The East Hampton Town Coastal Erosion Committee is looking at a number of short-and long-term solutions, with the most desired option being a massive and potentially multimillion-dollar beach renourishment project along a 2-mile stretch of beach that runs the length of the Montauk downtown business district. Town officials have been in contact with U.S. Representative Tim Bishop in hopes of getting federal funding for such a project.
On Tuesday, Mr. Bishop said he’s met with U.S. Army Corps of Engineers officials as recently as Monday morning and is “pushing very hard” for what would be an interim project for beach nourishment in downtown Montauk. He characterized those discussions as going down “the right path” and said he was feeling “encouraged by the response of the Army Corps of Engineers.” He said that a $50 billion Hurricane Sandy relief package by Congress, which has yet to be signed by President Barack Obama, could potentially be used to pay for a beach renourishment in Montauk.
“The Sandy supplemental bill the president will sign into law this week provides us, in effect, a path forward to get that done,” Mr. Bishop said Tuesday. “And so I’m very hopeful and very optimistic, but I’m not yet at the point where I can call up Bill Wilkinson and say it’s a done deal, because it isn’t.” The erosion committee wants to explore pursuing an “engineered beach” status for downtown Montauk from the U.S. Army Corps of Engineers, which would allow the town to obtain federal funds to pay for damages of up to 75 percent in the event of a storm. Other ideas group members have discussed include creating an erosion control tax district to pay for beach renourishment, permitting beach scraping, elevating buildings, relocating critical infrastructure like the Long Island Power Authority substation and the Montauk IGA food store, and possibly providing incentives for property owners to relocate.
The committee has also been studying the town code to see what emergency solutions are permissible for badly damaged properties after a storm, and whether those should be amended. Currently, the code doesn’t permit hardened structures on the beach.
While there have been some differing perspectives, everyone on the committee agrees that “having a wide and healthy beach” is the ultimate goal, according to East Hampton Town Councilman Peter Van Scoyoc, a Town Board liaison to the committee. The beach is an integral part of the town’s tourist-driven economy, he said.
“Sand is gold,” Mr. Van Scoyoc said. “And it takes a lot of money to come up with it and move it around and all of that.”

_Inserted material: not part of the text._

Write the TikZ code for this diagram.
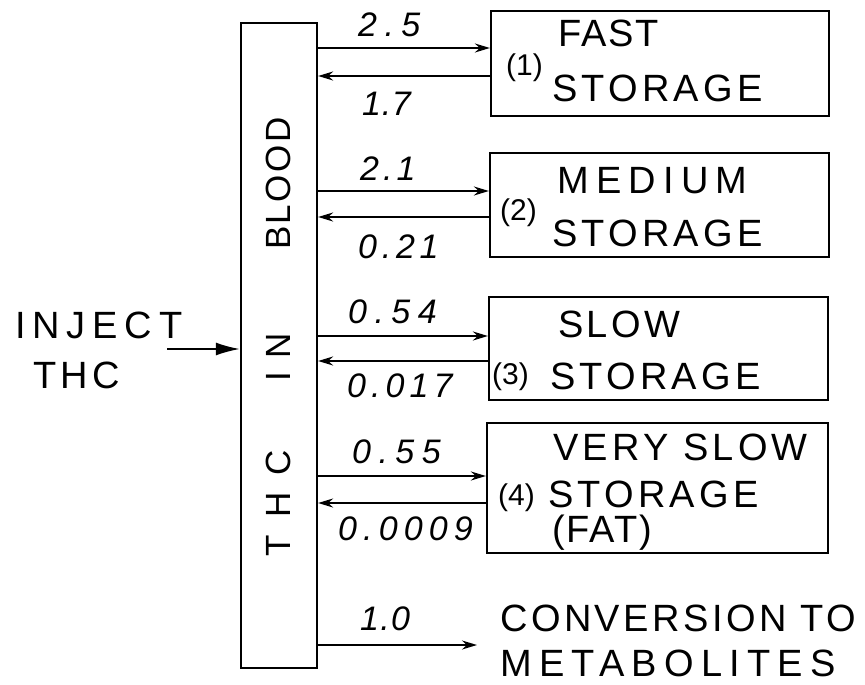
\documentclass[tikz,border=0pt]{standalone}
\usepackage{fontspec}
\setmainfont{Liberation Sans}
\usetikzlibrary{calc,arrows.meta}
\newcommand{\lsp}[1]{\addfontfeature{LetterSpace=#1}}
\begin{document}
\begin{tikzpicture}[x=1pt,y=-1pt,
  box/.style={draw,line width=2.2pt,rectangle,inner sep=0pt},
  txt/.style={anchor=base west,inner sep=0pt,font=\fontsize{38}{40}\selectfont},
  num/.style={anchor=base west,inner sep=0pt,font=\fontsize{34}{36}\selectfont\itshape},
  idx/.style={anchor=base west,inner sep=0pt,font=\fontsize{30}{32}\selectfont},
  vtxt/.style={anchor=base west,inner sep=0pt,rotate=90,font=\fontsize{35}{37}\selectfont},
  flow/.style={line width=1.8pt,-{Stealth[length=15pt,width=9pt]}},
  injarrow/.style={line width=2pt,-{Latex[length=24pt,width=13pt]}},
]
\useasboundingbox (0,0) rectangle (865,685);

% compartments
\node[box, minimum width=76pt, minimum height=645pt] (blood) at (279,345.5) {};
\node[box, minimum width=338pt, minimum height=105pt] (b1) at (660,63.5) {};
\node[box, minimum width=339pt, minimum height=104pt] (b2) at (659.5,205) {};
\node[box, minimum width=339pt, minimum height=103pt] (b3) at (658.5,348.5) {};
\node[box, minimum width=341pt, minimum height=130pt] (b4) at (657.5,488) {};

% blood label
\node[vtxt] (vthc) at (290,557) {\lsp{50}THC};
\node[vtxt] (vin) at (290,382) {\lsp{40}IN};
\node[vtxt] (vblood) at (290,250) {\lsp{7}BLOOD};

% box texts
\node[idx] (i1) at (506,76) {(1)};
\node[txt] (t1a) at (558,47) {\lsp{5}FAST};
\node[txt] (t1b) at (552,102) {\lsp{11}STORAGE};
\node[idx] (i2) at (500,220) {(2)};
\node[txt] (t2a) at (557,193) {\lsp{19}MEDIUM};
\node[txt] (t2b) at (552,246) {\lsp{11}STORAGE};
\node[idx] (i3) at (492,384) {(3)};
\node[txt] (t3a) at (558,337) {\lsp{9}SLOW};
\node[txt] (t3b) at (550,389) {\lsp{11}STORAGE};
\node[txt] (t4a) at (553,460) {\lsp{11}VERY SLOW};
\node[idx] (i4) at (498,505) {(4)};
\node[txt] (t4b) at (548,507) {\lsp{11}STORAGE};
\node[txt] (t4c) at (552,542) {\lsp{5}(FAT)};

% flows
\coordinate (o1) at ($(b1.west)+(0,-15.5)$);
\coordinate (r1) at ($(b1.west)+(0,12.5)$);
\coordinate (o2) at ($(b2.west)+(0,-14)$);
\coordinate (r2) at ($(b2.west)+(0,12)$);
\coordinate (o3) at ($(b3.west)+(0,-12.5)$);
\coordinate (r3) at ($(b3.west)+(0,12.5)$);
\coordinate (o4) at ($(b4.west)+(0,-12)$);
\coordinate (r4) at ($(b4.west)+(0,15)$);
\draw[flow] (o1 -| blood.east) -- (o1);
\draw[flow] (r1) -- (r1 -| blood.east);
\draw[flow] (o2 -| blood.east) -- (o2);
\draw[flow] (r2) -- (r2 -| blood.east);
\draw[flow] (o3 -| blood.east) -- (o3);
\draw[flow] (r3) -- (r3 -| blood.east);
\draw[flow] (o4 -| blood.east) -- (o4);
\draw[flow] (r4) -- (r4 -| blood.east);

\coordinate (met) at (477,645);
\draw[flow] (met -| blood.east) -- (met);

\coordinate (inj) at (167,349);
\draw[injarrow] (inj) -- (inj -| blood.west);

% rate labels
\node[num] (n1) at (358,37) {\lsp{22}2.5};
\node[num] (n2) at (362,115) {\lsp{2}1.7};
\node[num] (n3) at (360,180) {\lsp{12}2.1};
\node[num] (n4) at (358,258) {\lsp{14}0.21};
\node[num] (n5) at (348,323) {\lsp{22}0.54};
\node[num] (n6) at (347,397) {\lsp{15}0.017};
\node[num] (n7) at (352,463) {\lsp{22}0.55};
\node[num] (n8) at (338,540) {\lsp{18}0.0009};
\node[num] (n9) at (360,630) {\lsp{4}1.0};

% input and output texts
\node[txt] (inj1) at (15,338) {\lsp{18}INJECT};
\node[txt] (inj2) at (33,388) {\lsp{12}THC};
\node[txt] (conv1) at (500,631) {\lsp{9}CONVERSION TO};
\node[txt] (conv2) at (500,676) {\lsp{19}METABOLITES};
\end{tikzpicture}
\end{document}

Some of the areas of dissension center around the idea of an erosion control tax district, and also on what kinds of structures should be allowed on the beach in the event of an emergency.
One Business’s Plight
Steve Kalimnios, one of the owners of Double K Management, the company that owns the Royal Atlantic Beach Resort Motel, is a vocal member of the committee. After the hurricane swept out several feet of sand from beneath the motel, he hired contractors to drop rows of cement cesspool rings and cover them with sand to protect the building from further damage. It was a move that drew criticism from the environmental group the Concerned Citizens of Montauk because it wasn’t allowed under a town emergency permit. Mr. Kalimnios argued they’re a temporary fix that will be removed when the threat of erosion is gone, but the move sparked a dialogue on what protective measures should be allowed on the beach in emergency situations when the committee met on Monday.